Excess in bin #10 suggests that clustering with such cutoff merges some fine-scale structure

Using 8 for the cutoff removes the excess and results in 1992 clusters

What was I really expected to demonstrate?

I failed the test because I did not identify there were several samples mixed in a single file

Wet labs sequence multiple samples in one run tagging each sample with a "barcode"

De-multiplexing such data can be achieved by clustering the reads with similar beginnings

Grouping sequences with 10 consecutive matches within first 15 symbols (barcodes2.cc) yields:

cluster	barcode	frequency
1	`.{0,2}TCGCGTGTC`	19.3K
2	`.{0,2}TATCGCGAG`	20.7K
3	`.{0,2}GTGTCTCTA`	21.4K
4	`.{0,2}TCAGACACG`	21.9K

(.{0,2} pattern allows any 0, 1, or 2 symbols; usually it is 'C' for #1,3 and 'A' for #2,4)
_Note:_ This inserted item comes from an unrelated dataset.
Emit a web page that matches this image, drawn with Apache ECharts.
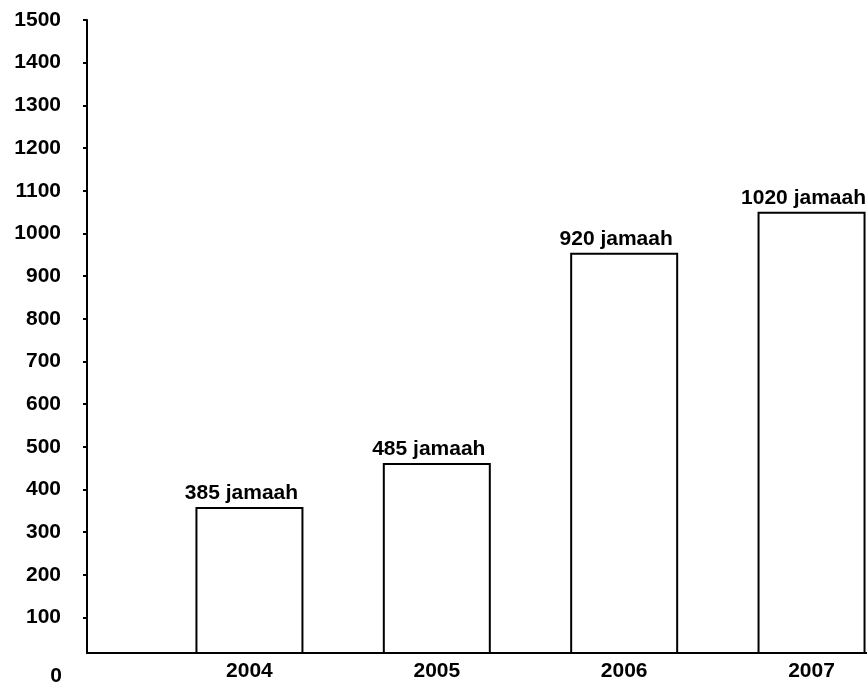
<!DOCTYPE html>
<html>
<head>
<meta charset="utf-8">
<script src="https://cdn.jsdelivr.net/npm/echarts@6/dist/echarts.min.js"></script>
<style>html,body{margin:0;padding:0;background:#fff}#c{width:867px;height:688px}</style>
</head>
<body>
<div id="c"></div>
<script>
var years = [2004, 2005, 2006, 2007];
var values = [359, 462, 955, 1051];
var barLabels = ['385 jamaah', '485 jamaah', '920 jamaah', '1020 jamaah'];
var yTicks = [100, 200, 300, 400, 500, 600, 700, 800, 900, 1000, 1100, 1200, 1300, 1400, 1500];
var zeroLabel = '0';

var FONT = 'Liberation Sans, Arial, sans-serif';
var chart = echarts.init(document.getElementById('c'));
chart.setOption({
  animation: false,
  backgroundColor: '#fff',
  grid: { left: 87, right: 0, top: 20, bottom: 35 },
  xAxis: {
    type: 'value',
    min: 2003.133,
    max: 2007.296,
    splitLine: { show: false },
    axisLine: { show: true, onZero: false, lineStyle: { color: '#000', width: 2 } },
    axisTick: { show: false },
    axisLabel: {
      customValues: years,
      formatter: function (v) { return String(v); },
      color: '#000', fontFamily: FONT, fontSize: 21, fontWeight: 'bold', margin: 8
    }
  },
  yAxis: {
    type: 'value',
    min: 17,
    max: 1500,
    splitLine: { show: false },
    axisLine: { show: true, lineStyle: { color: '#000', width: 2 } },
    axisTick: { show: true, customValues: yTicks, length: 4, lineStyle: { color: '#000', width: 2 } },
    axisLabel: {
      customValues: yTicks,
      formatter: function (v) { return String(v); },
      color: '#000', fontFamily: FONT, fontSize: 21, fontWeight: 'bold', margin: 26
    }
  },
  graphic: [{
    type: 'text',
    right: 867 - 62,
    top: 666,
    style: { text: zeroLabel, fill: '#000', font: 'bold 21px ' + FONT }
  }],
  series: [{
    type: 'bar',
    barWidth: 108,
    data: years.map(function (y, i) { return [y, values[i]]; }),
    itemStyle: { color: '#fff', borderColor: '#000', borderWidth: 2 },
    label: {
      show: true,
      position: 'top',
      distance: 3,
      offset: [-8, 0],
      color: '#000',
      fontFamily: FONT,
      fontSize: 21,
      fontWeight: 'bold',
      formatter: function (p) { return barLabels[p.dataIndex]; }
    }
  }]
});
</script>
</body>
</html>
Only about 0.5K reads are left out of these 4 major clusters

What these data tell us?

Aligning the reads to human genome reveals a targeted sequencing of these genes:

chromosome	gene	id	description
chr17	BRCA1	NM_027676	Breast cancer 1, early onset
chr13	BRCA2	NM_000059	Breast cancer 2, early onset

A simple workflow finds 25 (48) high quality variants wrt. hg19 (hg38) reference genome

Some of these can be found in dbSNP database: rs3752451, rs1801406, rs206075, rs206076, rs206080, rs169547, rs9534262, rs3092994, rs1799966, rs1060915, rs1799949

The four barcodes identify four different individuals (check homo/heterozygosity of the variants)

Summary

I am happy I had a chance to play with some decent size datasets and prove that I know how important efficiency is. I also learned how to analyze these data.

Nonetheless, some points in the evaluation are still a mystery for me: "The data is generated with certain enrichment technology and certain sequencers." If only I knew what are the implications of using different sequencers and why would that be important.

I did my best to jump on NGS data analysis, but I learned that little things that I am not aware of can make a big difference. Although, I see learning such things is only a question of time for me.